Boxed Worlds: Christmas picks

Tomb

Thanks to Fast Forward Weekly/Tomb for the illustration

Think of this column as one mighty stone being used to kill three birds. It’s a holiday gift guide, a catch-up on some notable, new-ish (for board games, at least) releases, and an intro to the tastes of three of Calgary’s prime board game institutions: Myth Games, Sentry Box and Dickens Pub’s Gamer Sundays. Because the holidays are all about efficiency, right?

Spartacus: A Game of Blood and Treachery (Alliance Games, 2012)

Recommended by: Your humble columnist

Based on Starz’ swords-and-sandals epic (which I’ve never seen myself), the important elements of Spartacus are the ones listed in the game’s subtitle. As the head of one of four rival families, you will plot against your rivals, increase your roster of slaves, and send your gladiators into battle. Each of those elements — politics, commerce and combat — are handled well, but what sets Spartacus apart is the constant negotiation. You can bribe anyone at any time and for any reason, and the rules are quite explicit about not needing to live up to your word. If you’re going to lie, though, make sure you can handle the inevitable retaliation.

Another option: Love Letter (Kanai Factory, 2012) is about the simplest game you’ll ever play, but its unique setting (wooing a princess in a royal court) and quick play-time make it a great addition to any gaming night.

Eldritch Horror (Fantasy Flight, 2013)

Recommended by: Cory from Myth Games (4-3434 34 Ave. N.E.)

Eldritch Horror has only been on shelves for about two weeks, but its pedigree says enough. From the publishers of Arkham Horror, Eldritch Horror expands the Lovecraftian madness to a global scale, while streamlining the play experience into something a bit less fiddly than the occasionally overwhelming Arkham.

A co-operative game, Eldritch Horror sees up to eight investigators travelling the world, searching for the mysteries of the ancient ones before a powerful evil awakens and destroys life as we know it. It has all the magic, madness and pulpy 1930s atmosphere fans have come to expect from Fantasy Flight’s Cthulhu mythos games, but with new mechanics and an emphasis on replayability that more than set it apart.

Another option: Krosmaster: Arena (Japanime Games, 2012) is a miniature combat game with an innovative online element that lets you battle opponents around the world.

Smash-Up (AEG, 2012)

Recommended by: Drew from Sentry Box (1835 10 Ave. S.W.)

Smash-Up was seemingly designed to help settle some long-running rivalries once and for all — the base game lets you pit ninjas, zombies, robots, aliens, pirates and dinosaurs into card-based combat — but it’s only gotten better as it’s gotten more esoteric. The expansions released so far include cultists, killer plants and Cossacks riding bears, and next year’s Science Fiction Double Feature will add time travellers, super spies and cyborg apes into the mix.

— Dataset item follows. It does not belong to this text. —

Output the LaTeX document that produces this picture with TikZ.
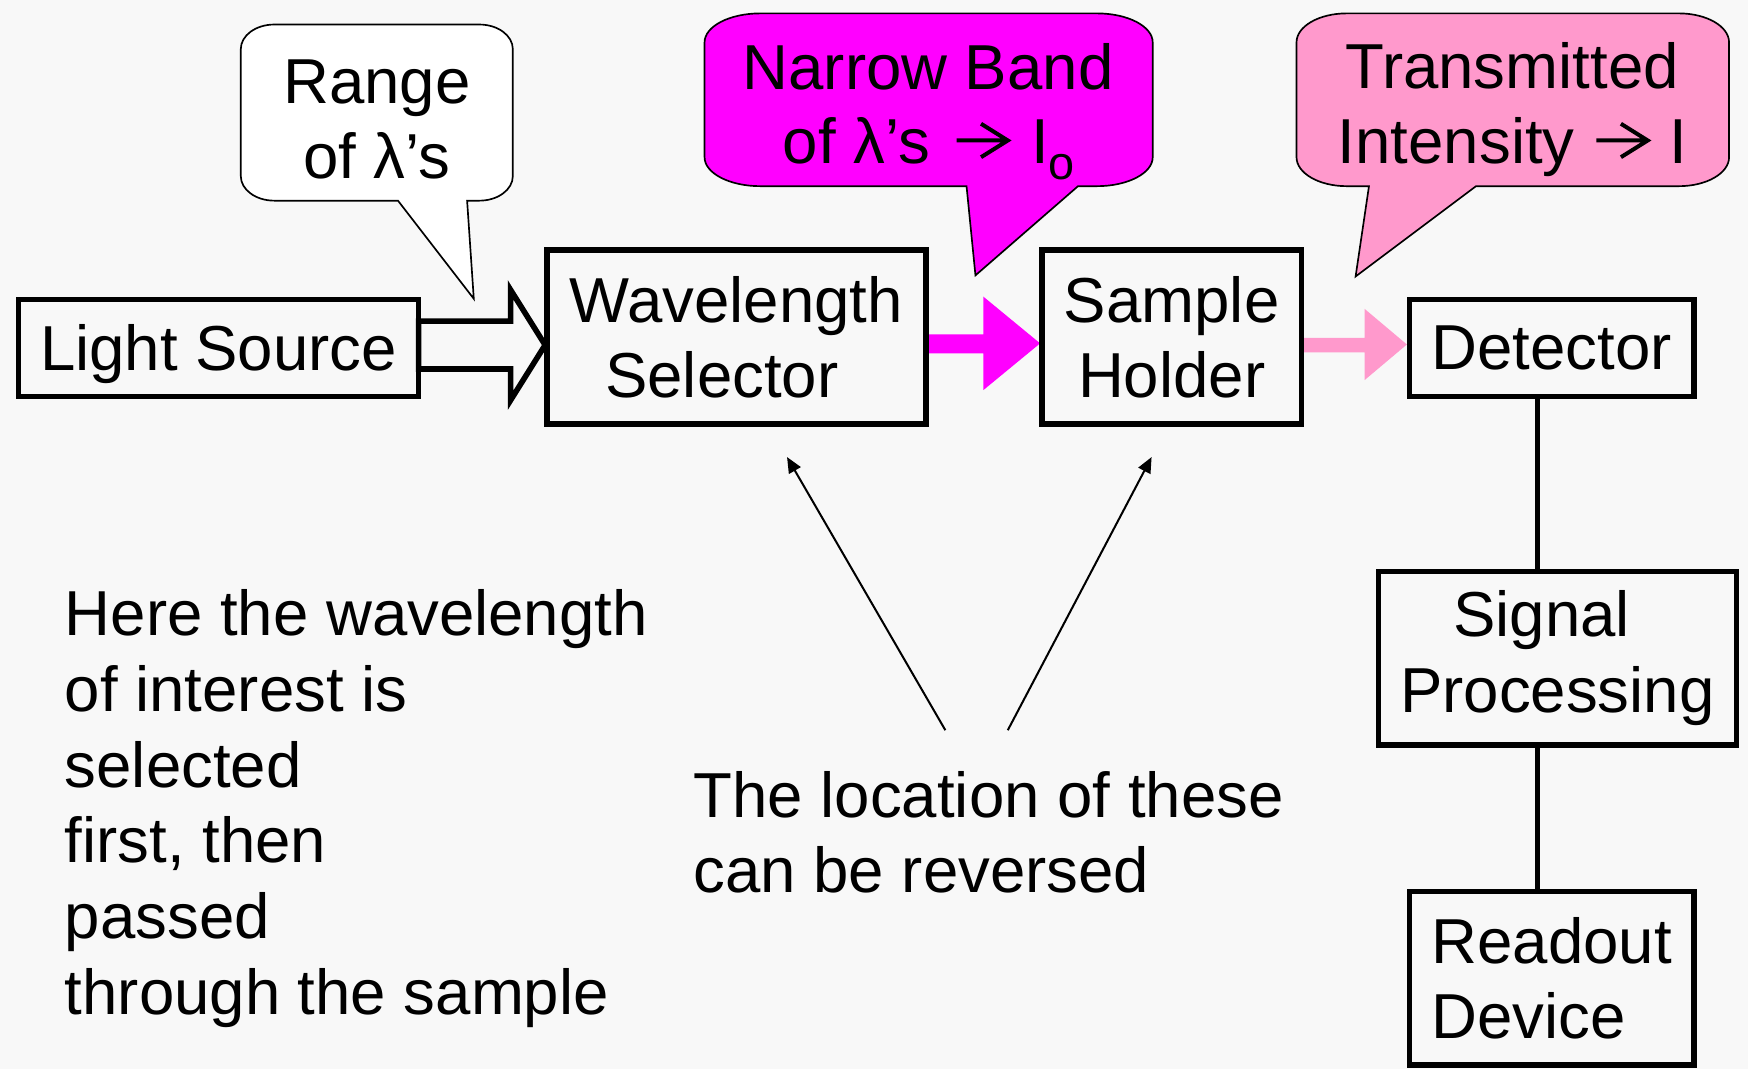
\documentclass[tikz,border=0pt]{standalone}
\usepackage{fontspec}
\setmainfont{Liberation Sans}
\usetikzlibrary{arrows.meta}
\definecolor{bgc}{HTML}{F8F8F8}
\definecolor{magc}{HTML}{FF00FF}
\definecolor{pinkc}{HTML}{FF99CC}
\newcommand\dgfont{\fontsize{57}{68}\selectfont}
\begin{document}
\begin{tikzpicture}[x=1pt,y=-1pt,
  box/.style={draw=black,line width=5pt,inner sep=0pt,align=center,font=\dgfont},
  txt/.style={inner sep=0pt,font=\dgfont},
  callout/.style={draw=black,line width=1.5pt,line join=miter},
  glypharrow/.style={draw=black,line width=3.6pt,line join=miter},
  thinarrow/.style={line width=1.8pt,-{Triangle[length=14pt,width=12pt]}},
  hollow/.style={draw=black,line width=5pt,fill=bgc,line join=miter}]
\fill[bgc] (0,0) rectangle (1568,959);
\useasboundingbox (0,0) rectangle (1568,959);

% callouts
\path[callout,fill=white] (246,22) -- (430,22) .. controls (446.6,22) and (460,31.9) .. (460,44) -- (460,158) .. controls (460,170.1) and (446.6,180) .. (430,180) -- (419,180) -- (425,268) -- (357,180) -- (246,180) .. controls (229.4,180) and (216,170.1) .. (216,158) -- (216,44) .. controls (216,31.9) and (229.4,22) .. (246,22) -- cycle;
\path[callout,fill=magc] (682,12) -- (984,12) .. controls (1011.6,12) and (1034,23.6) .. (1034,38) -- (1034,141) .. controls (1034,155.4) and (1011.6,167) .. (984,167) -- (967,167) -- (875,247) -- (867,167) -- (682,167) .. controls (654.4,167) and (632,155.4) .. (632,141) -- (632,38) .. controls (632,23.6) and (654.4,12) .. (682,12) -- cycle;
\path[callout,fill=pinkc] (1208,12) -- (1506,12) .. controls (1530.8,12) and (1551,23.6) .. (1551,38) -- (1551,141) .. controls (1551,155.4) and (1530.8,167) .. (1506,167) -- (1324,167) -- (1216,248) -- (1228,167) -- (1208,167) .. controls (1183.2,167) and (1163,155.4) .. (1163,141) -- (1163,38) .. controls (1163,23.6) and (1183.2,12) .. (1208,12) -- cycle;

\node[txt,anchor=base] (c1a) at (338,93) {Range};
\node[txt,anchor=base] (c1b) at (338,160) {of λ’s};
\node[txt,anchor=base] (c2a) at (832.5,80) {Narrow Band};
\node[txt,anchor=base west] (c2b) at (702,147) {of λ’s};
\draw[glypharrow] (858,126) -- (902,126) (880,111) -- (904,126) -- (880,141);
\node[txt,anchor=base west] (c2c) at (925,147) {I};
\node[txt,anchor=base west,font=\fontsize{42}{42}\selectfont] (c2d) at (940,161) {o};
\node[txt,anchor=base] (c3a) at (1356.5,79) {Transmitted};
\node[txt,anchor=base west] (c3b) at (1200,147) {Intensity};
\draw[glypharrow] (1432,126) -- (1476,126) (1454,111) -- (1478,126) -- (1454,141);
\node[txt,anchor=base west] (c3c) at (1497,147) {I};

% block arrows
\path[hollow] (375.5,288) -- (458,288) -- (458,260) -- (489,309.5) -- (458,359) -- (458,331) -- (375.5,331) -- cycle;
\fill[magc] (833,300) -- (882,300) -- (882,266) -- (933,308) -- (882,350) -- (882,317) -- (833,317) -- cycle;
\fill[pinkc] (1167,303) -- (1224,303) -- (1224,277) -- (1262,309) -- (1224,341) -- (1224,316) -- (1167,316) -- cycle;

% boxes
\node[box,minimum width=359,minimum height=87,text depth=0pt] (ls) at (196,312) {Light Source};
\node[box,minimum width=340,minimum height=156] (ws) at (660.5,302.5) {Wavelength\\Selector\hspace*{26pt}};
\node[box,minimum width=233,minimum height=156] (sh) at (1051,302.5) {Sample\\Holder};
\node[box,minimum width=255,minimum height=87,text depth=0pt] (det) at (1392,312) {Detector};
\node[box,minimum width=321,minimum height=156] (sp) at (1397,590.5) {Signal\hspace*{28pt}\\Processing};
\node[box,minimum width=255,minimum height=156,align=left] (rd) at (1392,877.5) {Readout\\Device};

\coordinate (vx) at (1379,0);
\draw[line width=5pt] (vx |- det.south) -- (vx |- sp.north);
\draw[line width=5pt] (vx |- sp.south) -- (vx |- rd.north);

% notes
\node[txt,anchor=base west] (l1) at (58,570) {Here the wavelength};
\node[txt,anchor=base west] (l2) at (58,638) {of interest is};
\node[txt,anchor=base west] (l3) at (58,706) {selected};
\node[txt,anchor=base west] (l4) at (58,774) {first, then};
\node[txt,anchor=base west] (l5) at (58,842) {passed};
\node[txt,anchor=base west] (l6) at (58,910) {through the sample};

\node[txt,anchor=base west] (m1) at (622,733) {The location of these};
\node[txt,anchor=base west] (m2) at (622,801) {can be reversed};

\coordinate (t1) at (848,655);
\coordinate (h1) at (706,410);
\coordinate (t2) at (904,655);
\coordinate (h2) at (1033,410);
\draw[thinarrow] (t1) -- (h1);
\draw[thinarrow] (t2) -- (h2);
\end{tikzpicture}
\end{document}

Each player picks two factions and shuffles them into a “smashed-up” army, using their unique abilities to try to conquer bases before their rivals can do the same. It’s not quite as fast-paced as the cartoony atmosphere would make you think — with so many potential combinations, you can spend a lot of time figuring out how the different cards work together — but it’s got personality to spare.

Another option: Sentry Box manager Greg liked Star Wars: X-Wing Miniatures Game (Fantasy Flight, 2012) enough to start a league. That’s probably a good sign.

Kingdom Builder (Queen Games, 2011)

Recommended by: Miles from Gamer Sundays (Dickens Pub, every Sunday)

The name basically says it all: In Kingdom Builder, you build and expand your settlements with the goal of growing the wealthiest kingdom in the land. The strategy is rich, but the random elements — different goals, terrain and special actions — are what make sure you can’t just rely on the same strategy game after game.

(First published at ffwdweekly.com)

“Easy to learn and difficult to master” is pretty much the holy grail of gaming, and it suits Kingdom Builder to a T. And, as with many of the games mentioned here, the expansions have been coming out steadily. This year’s Big Box edition (due out any day now) contains the base game and all four expansions for the full experience.

Another option: Quarriors (WizKids, 2011) sees you slowly building an army of dice-monsters to battle up to three opponents, and a steady stream of expansions has kept it interesting.